The goal of the game is that the user reports and writes a story for a local media company in the city of Medina. The game starts with the editor's briefing, which explains to the user the issue that he needs to report about and reminds him about some core elements of a journalistic practice. The user needs to go around the city to collect the information needed to create a story by selecting different buildings or sites from an overview map of Medina. Each location contains information that can be gathered (such as news paper clips from the library) or has people that can be interviewed. Every once in awhile the editor pops up in a video screen to urge you to finish the story timely or to suggest you to go to a specific place to gather more information.
This game also has a "notebook," but instead of showing the whole transcription of the interviews, it adds a one-line summary of what you got from that source, such as "The cheese was kept on the warehouse after the fire," making the summarizing task of the reporter much easier. However, it also takes out of the equation the reporter's selection process.
At any moment the player can "submit" the story. What happens next is that the system presents a title for the story based on the facts and reporting that you have done. Depending on how strong your reporting was, you get a better title. You also get feedback from your editor assessing your work.
The game does a good job on modeling the reporting tasks of a journalist in order to create a story. The model focuses on the journalist-editor and the interviewer-interviewee relationships, and excises the task of actually write the story. This seems fair, since an important element of the story creation process is the reporting in the street, where someone gets all sorts of information; some of good quality, some misleading, some not accurate, and so forth. This seems important for the player that wants to know how a story is written since it shows the "raw material" that it will use to actually write the story. This is an important perspective commonly unknown (or at least underestimated) by the audience. Stories are written based on this kind of eclectic mix of information. However, it would be great to see the final copy of the story, so the player can make the connection between their reporting experience and the outcome, and not just the title.

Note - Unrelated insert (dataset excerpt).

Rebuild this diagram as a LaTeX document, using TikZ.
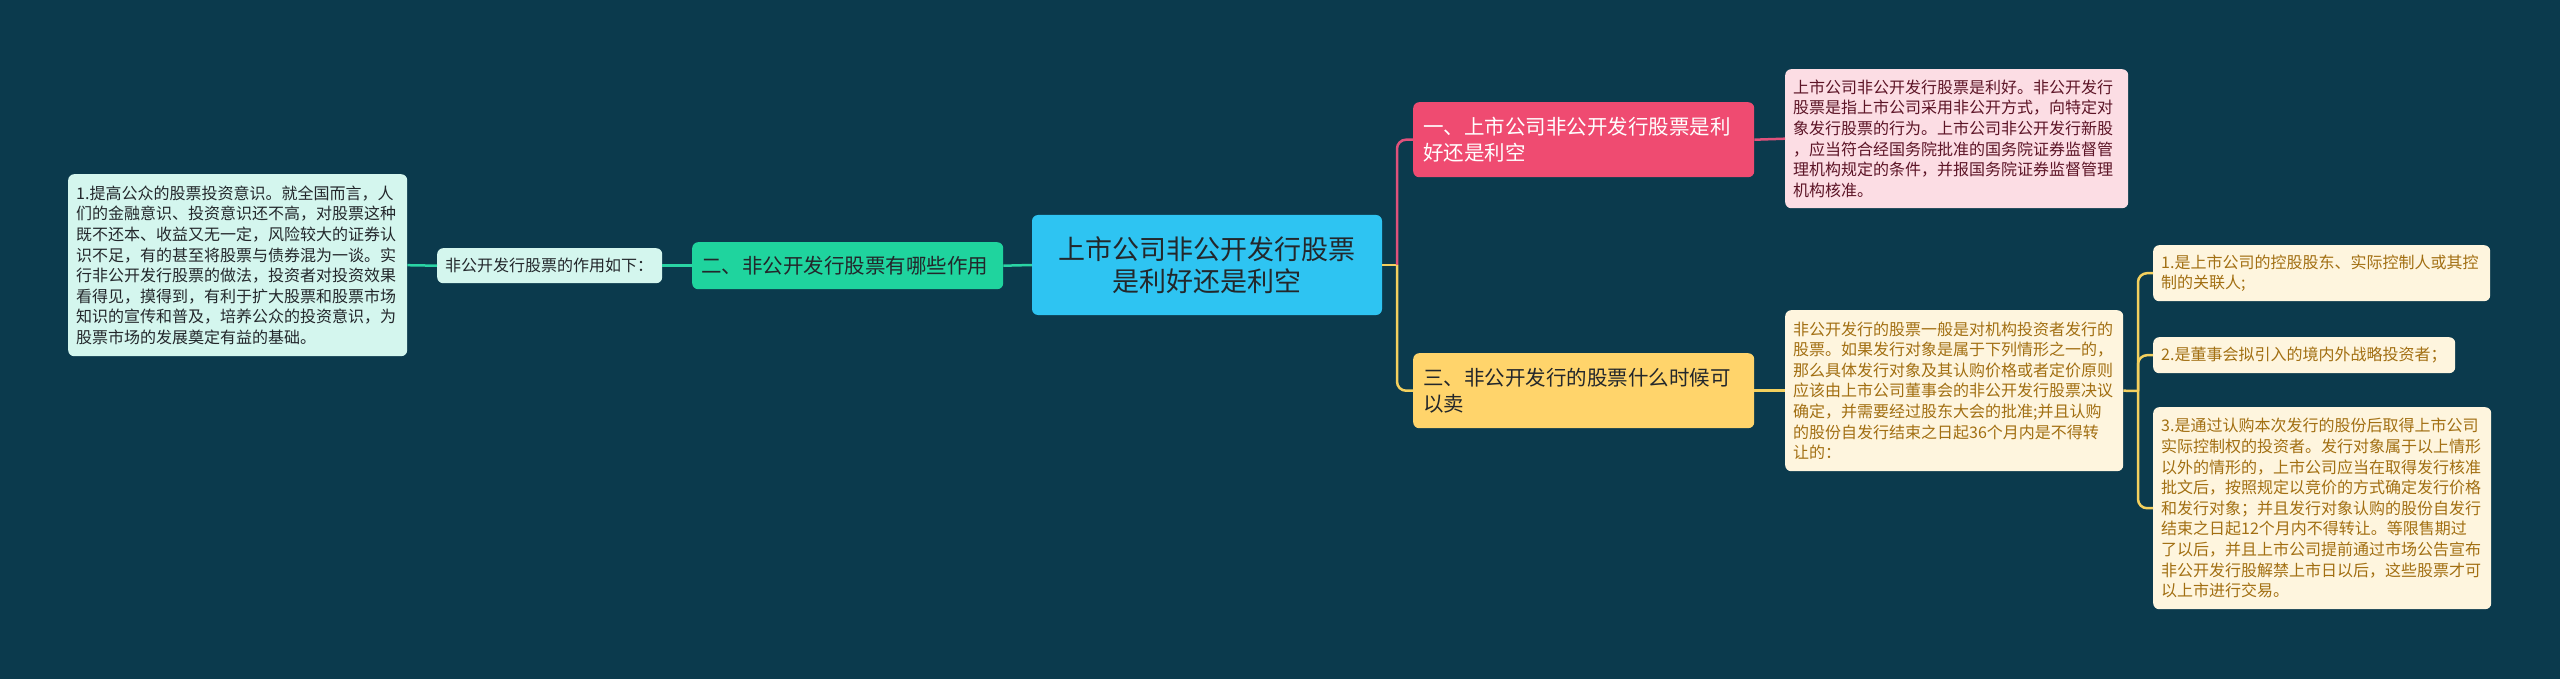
\documentclass[tikz,border=0pt]{standalone}
\usepackage{fontspec}
\setmainfont{Noto Sans CJK SC}
\definecolor{bgc}{HTML}{0B3A4D}
\definecolor{centerc}{HTML}{2EC4F2}
\definecolor{greenc}{HTML}{1FD49E}
\definecolor{mintc}{HTML}{D4F6EE}
\definecolor{tealline}{HTML}{2AD3A4}
\definecolor{redc}{HTML}{EF4B71}
\definecolor{pinkline}{HTML}{E0517B}
\definecolor{pinkc}{HTML}{FCDDE4}
\definecolor{pinktext}{HTML}{5C1426}
\definecolor{yellowc}{HTML}{FFD46B}
\definecolor{yellowline}{HTML}{F3D05E}
\definecolor{creamc}{HTML}{FEF5DE}
\definecolor{creamtext}{HTML}{A26F12}
\definecolor{darkt}{HTML}{23272B}
\newcommand\fsz[2]{\fontsize{#1}{#2}\selectfont}
\begin{document}
\begin{tikzpicture}[x=1pt,y=-1pt,
  box/.style={rounded corners=6pt, inner ysep=0pt, anchor=north west, align=left},
  detail/.style={box, font=\fsz{16}{20.6}},
  title/.style={box, font=\fsz{20.5}{26}},
  conn/.style={line width=2.5pt},
]
\fill[bgc] (0,0) rectangle (2560,679);
\useasboundingbox (0,0) rectangle (2560,679);

% center
\node[rounded corners=6pt, fill=centerc, text=darkt, minimum width=350pt, minimum height=100pt, inner sep=0pt, align=center, font=\fsz{27}{32}] (c) at (1207,265) {上市公司非公开发行股票\\是利好还是利空};

% left branch
\node[title, fill=greenc, text=darkt, minimum height=47pt, text width=293pt, inner xsep=9pt] (g) at (692,242) {二、非公开发行股票有哪些作用};
\node[detail, fill=mintc, text=darkt, minimum height=35pt, text width=209pt, inner xsep=8pt] (s) at (437,248) {非公开发行股票的作用如下：};
\node[detail, fill=mintc, text=darkt, minimum height=182pt, text width=323pt, inner xsep=8pt] (l) at (68,174) {1.提高公众的股票投资意识。就全国而言，人\\们的金融意识、投资意识还不高，对股票这种\\既不还本、收益又无一定，风险较大的证券认\\识不足，有的甚至将股票与债券混为一谈。实\\行非公开发行股票的做法，投资者对投资效果\\看得见，摸得到，有利于扩大股票和股票市场\\知识的宣传和普及，培养公众的投资意识，为\\股票市场的发展奠定有益的基础。};

% right top
\node[title, fill=redc, text=white, minimum height=75pt, text width=321pt, inner xsep=10pt] (r) at (1413,102) {一、上市公司非公开发行股票是利\\好还是利空};
\node[detail, fill=pinkc, text=pinktext, minimum height=139pt, text width=327pt, inner xsep=8pt] (p) at (1785,69) {上市公司非公开发行股票是利好。非公开发行\\股票是指上市公司采用非公开方式，向特定对\\象发行股票的行为。上市公司非公开发行新股\\，应当符合经国务院批准的国务院证券监督管\\理机构规定的条件，并报国务院证券监督管理\\机构核准。};

% right bottom
\node[title, fill=yellowc, text=darkt, minimum height=75pt, text width=321pt, inner xsep=10pt] (y) at (1413,353) {三、非公开发行的股票什么时候可\\以卖};
\node[detail, fill=creamc, text=creamtext, minimum height=161pt, text width=322pt, inner xsep=8pt] (k) at (1785,310) {非公开发行的股票一般是对机构投资者发行的\\股票。如果发行对象是属于下列情形之一的，\\那么具体发行对象及其认购价格或者定价原则\\应该由上市公司董事会的非公开发行股票决议\\确定，并需要经过股东大会的批准;并且认购\\的股份自发行结束之日起36个月内是不得转\\让的：};
\node[detail, fill=creamc, text=creamtext, minimum height=56pt, text width=321pt, inner xsep=8pt] (i1) at (2153,245) {1.是上市公司的控股股东、实际控制人或其控\\制的关联人;};
\node[detail, fill=creamc, text=creamtext, minimum height=36pt, text width=286pt, inner xsep=8pt] (i2) at (2153,337) {2.是董事会拟引入的境内外战略投资者；};
\node[detail, fill=creamc, text=creamtext, minimum height=202pt, text width=322pt, inner xsep=8pt] (i3) at (2153,407) {3.是通过认购本次发行的股份后取得上市公司\\实际控制权的投资者。发行对象属于以上情形\\以外的情形的，上市公司应当在取得发行核准\\批文后，按照规定以竞价的方式确定发行价格\\和发行对象；并且发行对象认购的股份自发行\\结束之日起12个月内不得转让。等限售期过\\了以后，并且上市公司提前通过市场公告宣布\\非公开发行股解禁上市日以后，这些股票才可\\以上市进行交易。};

% connectors
\coordinate (j1) at (1397,265);
\coordinate (j2) at (2138,391);
\draw[conn, tealline] (c.west) -- (g.east);
\draw[conn, tealline] (g.west) -- (s.east);
\draw[conn, tealline] (s.west) -- (l.east);
\draw[conn, yellowline] (c.east) -- (j1);
\draw[conn, pinkline, rounded corners=9pt] (j1) |- (r.west);
\draw[conn, yellowline, rounded corners=9pt] (j1) |- (y.west);
\draw[conn, pinkline] (r.east) -- (p.west);
\draw[conn, yellowline] (y.east) -- (k.west);
\draw[conn, yellowline] (k.east) -- (j2);
\draw[conn, yellowline, rounded corners=9pt] (j2) |- (i1.west);
\draw[conn, yellowline, rounded corners=9pt] (j2) |- (i2.west);
\draw[conn, yellowline, rounded corners=9pt] (j2) |- (i3.west);
\end{tikzpicture}
\end{document}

Another important choice made by the creators of the game is the use of videos in the interviewing process. In other similar experiences of journalism training games or in some other games in general, the dialogues are presented using text bubbles instead of using sound or video. Using a live actor as your interviewee seems to create a better connection or empathy between the player and the game. It feels more natural and near the real experience of being a reporter. For example, you can detect non-verbal communication such as the tone of voice, their posture, or even how confident or nervous they are while interviewing them. However, this needs a costly and time-consuming production. On the other hand, the Newseum similar experience for kids uses a graphics engine that dynamically creates the interviewees and characters. This could be the right way to create a high empathy interview process with lower production costs.